## DIRECTIONS
Leave out all pictures. Return exactly the lines from the top of the material through the line containing "width=5pt] (195.5,186.5) circle[radius=177pt];".

>> begin

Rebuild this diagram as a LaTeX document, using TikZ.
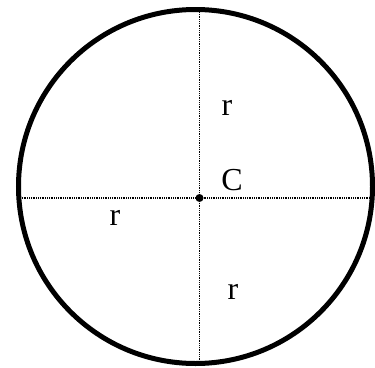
\documentclass[tikz,border=0pt]{standalone}
\usepackage{fontspec}
\setmainfont{Liberation Serif}
\tikzset{
  radline/.style={line width=1.3pt, dash pattern=on 1pt off 0.8pt},
  lbl/.style={font=\fontsize{32}{38}\selectfont, inner sep=0pt}
}
\begin{document}
\begin{tikzpicture}[x=1pt,y=-1pt]
\useasboundingbox (0,0) rectangle (375,367);
\draw[line width=5pt] (195.5,186.5) circle[radius=177pt];

\coordinate (west) at (20,198);
\coordinate (east) at (372,198);
\coordinate (north) at (199.5,12);
\coordinate (south) at (199.5,361);
\coordinate (centre) at (199.5,198);

\draw[radline] (west) -- (east);
\draw[radline] (north) -- (south);
\fill (centre) circle (4pt);

\node[lbl] (rtop) at (227,108) {r};
\node[lbl] (clbl) at (232,180) {C};
\node[lbl] (rleft) at (115,218) {r};
\node[lbl] (rbot) at (233,292) {r};
\end{tikzpicture}
\end{document}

>> end

## THE SOLUTION
Rebuild this diagram as a LaTeX document, using TikZ.
\documentclass[tikz,border=0pt]{standalone}
\usepackage{fontspec}
\setmainfont{Liberation Serif}
\tikzset{
  radline/.style={line width=1.3pt, dash pattern=on 1pt off 0.8pt},
  lbl/.style={font=\fontsize{32}{38}\selectfont, inner sep=0pt}
}
\begin{document}
\begin{tikzpicture}[x=1pt,y=-1pt]
\useasboundingbox (0,0) rectangle (375,367);
\draw[line width=5pt] (195.5,186.5) circle[radius=177pt];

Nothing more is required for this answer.